WHAT TO DO =
Omit all images, then return the remaining material exactly as it stands.

COLLECTED MATERIAL =
━━━━━━━━━━━━━━━━

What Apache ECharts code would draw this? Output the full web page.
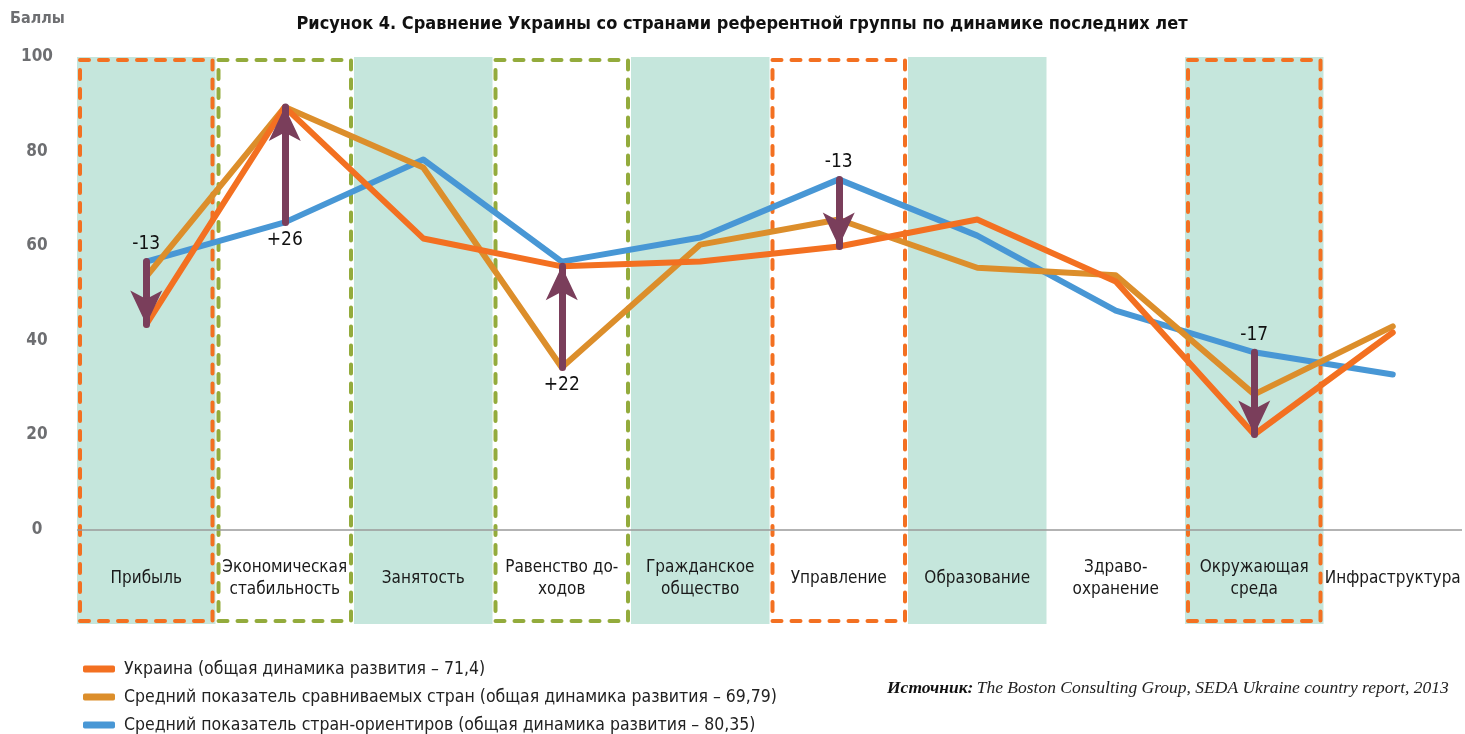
<!DOCTYPE html>
<html>
<head>
<meta charset="utf-8">
<script src="https://cdn.jsdelivr.net/npm/echarts@6/dist/echarts.min.js"></script>
<style>
  html, body { margin: 0; padding: 0; background: #fff; }
  #chart { width: 1465px; height: 734px; }
</style>
</head>
<body>
<div id="chart"></div>
<script>
var FONT = '"Liberation Sans Narrow", "DejaVu Sans Condensed", Roboto, sans-serif';

// категории (ось X)
var categories = ['Прибыль', 'Экономическая\nстабильность', 'Занятость', 'Равенство до-\nходов',
  'Гражданское\nобщество', 'Управление', 'Образование', 'Здраво-\nохранение',
  'Окружающая\nсреда', 'Инфраструктура'];

// значения рядов, баллы
var ukraine = [43.4, 89.4, 61.6, 55.7, 56.7, 59.9, 65.6, 52.5, 20.1, 41.7];
var compared = [53.5, 89.4, 76.6, 34.3, 60.3, 65.6, 55.4, 53.8, 28.6, 43.0];
var benchmark = [56.7, 65.0, 78.3, 56.7, 61.8, 74.1, 62.2, 46.3, 37.5, 32.8];

var seriesNames = [
  'Украина (общая динамика развития – 71,4)',
  'Средний показатель сравниваемых стран (общая динамика развития – 69,79)',
  'Средний показатель стран-ориентиров (общая динамика развития – 80,35)'
];

// стрелки: категория, откуда, куда, подпись
var arrowCats = ['Прибыль', 'Экономическая\nстабильность', 'Равенство до-\nходов', 'Управление', 'Окружающая\nсреда'];
var arrowFrom = [56.7, 65.0, 34.3, 74.1, 37.5];
var arrowTo = [43.4, 89.4, 55.7, 59.9, 20.1];
var arrowLabels = ['-13', '+26', '+22', '-13', '-17'];

// заливка и рамки
var shadedCats = ['Прибыль', 'Занятость', 'Гражданское\nобщество', 'Образование', 'Окружающая\nсреда'];
var orangeBoxes = ['Прибыль', 'Управление', 'Окружающая\nсреда'];
var greenBoxes = ['Экономическая\nстабильность', 'Равенство до-\nходов'];

var yTicks = [0, 20, 40, 60, 80, 100];

var colors = {
  ukraine: '#f37021',
  compared: '#dc8e2b',
  benchmark: '#4897d5',
  shade: '#c5e6dc',
  green: '#93ab3c',
  arrow: '#7a3e5b'
};

var myChart = echarts.init(document.getElementById('chart'));

var bandData = shadedCats.map(function (c) { return [categories.indexOf(c)]; });
var boxData = orangeBoxes.map(function (c) { return [categories.indexOf(c), 0]; })
  .concat(greenBoxes.map(function (c) { return [categories.indexOf(c), 1]; }));

var arrowLines = arrowCats.map(function (c, i) {
  return [
    { name: arrowLabels[i], coord: [c, arrowFrom[i]] },
    { coord: [c, arrowTo[i]] }
  ];
});

var legendTops = [655, 683, 711];
var legends = seriesNames.map(function (n, i) {
  return {
    left: 78,
    top: legendTops[i],
    itemWidth: 32,
    itemHeight: 7,
    itemGap: 0,
    icon: 'roundRect',
    data: [n],
    textStyle: { fontFamily: FONT, fontSize: 17.5, color: '#222', padding: [0, 0, 0, 4] }
  };
});

var option = {
  animation: false,
  textStyle: { fontFamily: FONT },
  title: {
    text: 'Рисунок 4. Сравнение Украины со странами референтной группы по динамике последних лет',
    left: 737,
    textAlign: 'center',
    top: 10,
    textStyle: { fontFamily: FONT, fontSize: 18, fontWeight: 'bold', color: '#111' }
  },
  graphic: [
    {
      type: 'text', left: 10, top: 11,
      style: { text: 'Баллы', font: 'bold 16px ' + FONT, fill: '#6d6e71' }
    },
    {
      type: 'text', left: 887, top: 679,
      style: {
        text: '{b|Источник:} {i|The Boston Consulting Group, SEDA Ukraine country report, 2013}',
        rich: {
          b: { fontFamily: '"Liberation Serif", serif', fontStyle: 'italic', fontWeight: 'bold', fontSize: 17.5, fill: '#111' },
          i: { fontFamily: '"Liberation Serif", serif', fontStyle: 'italic', fontSize: 17.5, fill: '#222' }
        }
      }
    }
  ],
  legend: legends,
  grid: { left: 77, right: 3, top: 57, bottom: 110 },
  xAxis: {
    type: 'category',
    data: categories,
    boundaryGap: true,
    axisLine: { show: false, onZero: false },
    axisTick: { show: false },
    axisLabel: {
      interval: 0,
      inside: true,
      margin: 45,
      verticalAlign: 'middle',
      lineHeight: 22,
      fontFamily: FONT,
      fontSize: 17,
      color: '#1a1a1a'
    },
    splitLine: { show: false }
  },
  yAxis: {
    type: 'value',
    min: -20,
    max: 100,
    interval: 20,
    axisLine: { show: false },
    axisTick: { show: false },
    splitLine: { show: false },
    axisLabel: {
      margin: 40,
      align: 'center',
      fontFamily: FONT,
      fontWeight: 'bold',
      fontSize: 17,
      color: '#6d6e71',
      formatter: function (v) { return yTicks.indexOf(v) >= 0 ? String(v) : ''; }
    }
  },
  series: [
    {
      // заливка полос
      type: 'custom',
      silent: true,
      z: 0,
      data: bandData,
      renderItem: function (params, api) {
        var top = api.coord([api.value(0), 100]);
        var bottom = api.coord([api.value(0), -20]);
        var w = api.size([1, 0])[0];
        return {
          type: 'rect',
          shape: { x: top[0] - w / 2, y: top[1], width: w, height: bottom[1] - top[1] },
          style: { fill: colors.shade }
        };
      }
    },
    {
      // пунктирные рамки
      type: 'custom',
      silent: true,
      z: 1,
      data: boxData,
      renderItem: function (params, api) {
        var top = api.coord([api.value(0), 100]);
        var bottom = api.coord([api.value(0), -20]);
        var w = api.size([1, 0])[0];
        var inset = 3;
        return {
          type: 'rect',
          shape: { x: top[0] - w / 2 + inset, y: top[1] + inset, width: w - inset * 2, height: bottom[1] - top[1] - inset * 2 },
          style: {
            fill: 'none',
            stroke: api.value(1) === 0 ? colors.ukraine : colors.green,
            lineWidth: 4,
            lineDash: [9, 10],
            lineCap: 'round'
          }
        };
      }
    },
    {
      // нулевая линия
      type: 'line',
      z: 2,
      data: [],
      markLine: {
        silent: true,
        symbol: ['none', 'none'],
        label: { show: false },
        lineStyle: { color: '#9a9a9a', width: 1.5, type: 'solid' },
        data: [{ yAxis: 0 }]
      }
    },
    {
      name: seriesNames[2],
      type: 'line',
      z: 3,
      data: benchmark,
      symbol: 'none',
      color: colors.benchmark,
      lineStyle: { width: 6, cap: 'round', join: 'round' }
    },
    {
      name: seriesNames[1],
      type: 'line',
      z: 3,
      data: compared,
      symbol: 'none',
      color: colors.compared,
      lineStyle: { width: 6, cap: 'round', join: 'round' }
    },
    {
      // стрелки изменений
      type: 'line',
      z: 3,
      data: [],
      markLine: {
        silent: true,
        symbol: ['none', 'arrow'],
        symbolSize: [24, 34],
        lineStyle: { color: colors.arrow, width: 7, type: 'solid', cap: 'round' },
        itemStyle: { color: colors.arrow },
        label: {
          show: true,
          position: 'start',
          distance: 8,
          formatter: '{b}',
          fontFamily: FONT,
          fontSize: 19,
          color: '#111'
        },
        data: arrowLines
      }
    },
    {
      name: seriesNames[0],
      type: 'line',
      z: 3,
      data: ukraine,
      symbol: 'none',
      color: colors.ukraine,
      lineStyle: { width: 6, cap: 'round', join: 'round' }
    }
  ]
};

myChart.setOption(option);
</script>
</body>
</html>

━━━━━━━━━━━━━━━━

SOLUTION TO THIS EXERCISE =
What Apache ECharts code would draw this? Output the full web page.
<!DOCTYPE html>
<html>
<head>
<meta charset="utf-8">
<script src="https://cdn.jsdelivr.net/npm/echarts@6/dist/echarts.min.js"></script>
<style>
  html, body { margin: 0; padding: 0; background: #fff; }
  #chart { width: 1465px; height: 734px; }
</style>
</head>
<body>
<div id="chart"></div>
<script>
var FONT = '"Liberation Sans Narrow", "DejaVu Sans Condensed", Roboto, sans-serif';

// категории (ось X)
var categories = ['Прибыль', 'Экономическая\nстабильность', 'Занятость', 'Равенство до-\nходов',
  'Гражданское\nобщество', 'Управление', 'Образование', 'Здраво-\nохранение',
  'Окружающая\nсреда', 'Инфраструктура'];

// значения рядов, баллы
var ukraine = [43.4, 89.4, 61.6, 55.7, 56.7, 59.9, 65.6, 52.5, 20.1, 41.7];
var compared = [53.5, 89.4, 76.6, 34.3, 60.3, 65.6, 55.4, 53.8, 28.6, 43.0];
var benchmark = [56.7, 65.0, 78.3, 56.7, 61.8, 74.1, 62.2, 46.3, 37.5, 32.8];

var seriesNames = [
  'Украина (общая динамика развития – 71,4)',
  'Средний показатель сравниваемых стран (общая динамика развития – 69,79)',
  'Средний показатель стран-ориентиров (общая динамика развития – 80,35)'
];

// стрелки: категория, откуда, куда, подпись
var arrowCats = ['Прибыль', 'Экономическая\nстабильность', 'Равенство до-\nходов', 'Управление', 'Окружающая\nсреда'];
var arrowFrom = [56.7, 65.0, 34.3, 74.1, 37.5];
var arrowTo = [43.4, 89.4, 55.7, 59.9, 20.1];
var arrowLabels = ['-13', '+26', '+22', '-13', '-17'];

// заливка и рамки
var shadedCats = ['Прибыль', 'Занятость', 'Гражданское\nобщество', 'Образование', 'Окружающая\nсреда'];
var orangeBoxes = ['Прибыль', 'Управление', 'Окружающая\nсреда'];
var greenBoxes = ['Экономическая\nстабильность', 'Равенство до-\nходов'];

var yTicks = [0, 20, 40, 60, 80, 100];

var colors = {
  ukraine: '#f37021',
  compared: '#dc8e2b',
  benchmark: '#4897d5',
  shade: '#c5e6dc',
  green: '#93ab3c',
  arrow: '#7a3e5b'
};

var myChart = echarts.init(document.getElementById('chart'));

var bandData = shadedCats.map(function (c) { return [categories.indexOf(c)]; });
var boxData = orangeBoxes.map(function (c) { return [categories.indexOf(c), 0]; })
  .concat(greenBoxes.map(function (c) { return [categories.indexOf(c), 1]; }));

var arrowLines = arrowCats.map(function (c, i) {
  return [
    { name: arrowLabels[i], coord: [c, arrowFrom[i]] },
    { coord: [c, arrowTo[i]] }
  ];
});

var legendTops = [655, 683, 711];
var legends = seriesNames.map(function (n, i) {
  return {
    left: 78,
    top: legendTops[i],
    itemWidth: 32,
    itemHeight: 7,
    itemGap: 0,
    icon: 'roundRect',
    data: [n],
    textStyle: { fontFamily: FONT, fontSize: 17.5, color: '#222', padding: [0, 0, 0, 4] }
  };
});

var option = {
  animation: false,
  textStyle: { fontFamily: FONT },
  title: {
    text: 'Рисунок 4. Сравнение Украины со странами референтной группы по динамике последних лет',
    left: 737,
    textAlign: 'center',
    top: 10,
    textStyle: { fontFamily: FONT, fontSize: 18, fontWeight: 'bold', color: '#111' }
  },
  graphic: [
    {
      type: 'text', left: 10, top: 11,
      style: { text: 'Баллы', font: 'bold 16px ' + FONT, fill: '#6d6e71' }
    },
    {
      type: 'text', left: 887, top: 679,
      style: {
        text: '{b|Источник:} {i|The Boston Consulting Group, SEDA Ukraine country report, 2013}',
        rich: {
          b: { fontFamily: '"Liberation Serif", serif', fontStyle: 'italic', fontWeight: 'bold', fontSize: 17.5, fill: '#111' },
          i: { fontFamily: '"Liberation Serif", serif', fontStyle: 'italic', fontSize: 17.5, fill: '#222' }
        }
      }
    }
  ],
  legend: legends,
  grid: { left: 77, right: 3, top: 57, bottom: 110 },
  xAxis: {
    type: 'category',
    data: categories,
    boundaryGap: true,
    axisLine: { show: false, onZero: false },
    axisTick: { show: false },
    axisLabel: {
      interval: 0,
      inside: true,
      margin: 45,
      verticalAlign: 'middle',
      lineHeight: 22,
      fontFamily: FONT,
      fontSize: 17,
      color: '#1a1a1a'
    },
    splitLine: { show: false }
  },
  yAxis: {
    type: 'value',
    min: -20,
    max: 100,
    interval: 20,
    axisLine: { show: false },
    axisTick: { show: false },
    splitLine: { show: false },
    axisLabel: {
      margin: 40,
      align: 'center',
      fontFamily: FONT,
      fontWeight: 'bold',
      fontSize: 17,
      color: '#6d6e71',
      formatter: function (v) { return yTicks.indexOf(v) >= 0 ? String(v) : ''; }
    }
  },
  series: [
    {
      // заливка полос
      type: 'custom',
      silent: true,
      z: 0,
      data: bandData,
      renderItem: function (params, api) {
        var top = api.coord([api.value(0), 100]);
        var bottom = api.coord([api.value(0), -20]);
        var w = api.size([1, 0])[0];
        return {
          type: 'rect',
          shape: { x: top[0] - w / 2, y: top[1], width: w, height: bottom[1] - top[1] },
          style: { fill: colors.shade }
        };
      }
    },
    {
      // пунктирные рамки
      type: 'custom',
      silent: true,
      z: 1,
      data: boxData,
      renderItem: function (params, api) {
        var top = api.coord([api.value(0), 100]);
        var bottom = api.coord([api.value(0), -20]);
        var w = api.size([1, 0])[0];
        var inset = 3;
        return {
          type: 'rect',
          shape: { x: top[0] - w / 2 + inset, y: top[1] + inset, width: w - inset * 2, height: bottom[1] - top[1] - inset * 2 },
          style: {
            fill: 'none',
            stroke: api.value(1) === 0 ? colors.ukraine : colors.green,
            lineWidth: 4,
            lineDash: [9, 10],
            lineCap: 'round'
          }
        };
      }
    },
    {
      // нулевая линия
      type: 'line',
      z: 2,
      data: [],
      markLine: {
        silent: true,
        symbol: ['none', 'none'],
        label: { show: false },
        lineStyle: { color: '#9a9a9a', width: 1.5, type: 'solid' },
        data: [{ yAxis: 0 }]
      }
    },
    {
      name: seriesNames[2],
      type: 'line',
      z: 3,
      data: benchmark,
      symbol: 'none',
      color: colors.benchmark,
      lineStyle: { width: 6, cap: 'round', join: 'round' }
    },
    {
      name: seriesNames[1],
      type: 'line',
      z: 3,
      data: compared,
      symbol: 'none',
      color: colors.compared,
      lineStyle: { width: 6, cap: 'round', join: 'round' }
    },
    {
      // стрелки изменений
      type: 'line',
      z: 3,
      data: [],
      markLine: {
        silent: true,
        symbol: ['none', 'arrow'],
        symbolSize: [24, 34],
        lineStyle: { color: colors.arrow, width: 7, type: 'solid', cap: 'round' },
        itemStyle: { color: colors.arrow },
        label: {
          show: true,
          position: 'start',
          distance: 8,
          formatter: '{b}',
          fontFamily: FONT,
          fontSize: 19,
          color: '#111'
        },
        data: arrowLines
      }
    },
    {
      name: seriesNames[0],
      type: 'line',
      z: 3,
      data: ukraine,
      symbol: 'none',
      color: colors.ukraine,
      lineStyle: { width: 6, cap: 'round', join: 'round' }
    }
  ]
};

myChart.setOption(option);
</script>
</body>
</html>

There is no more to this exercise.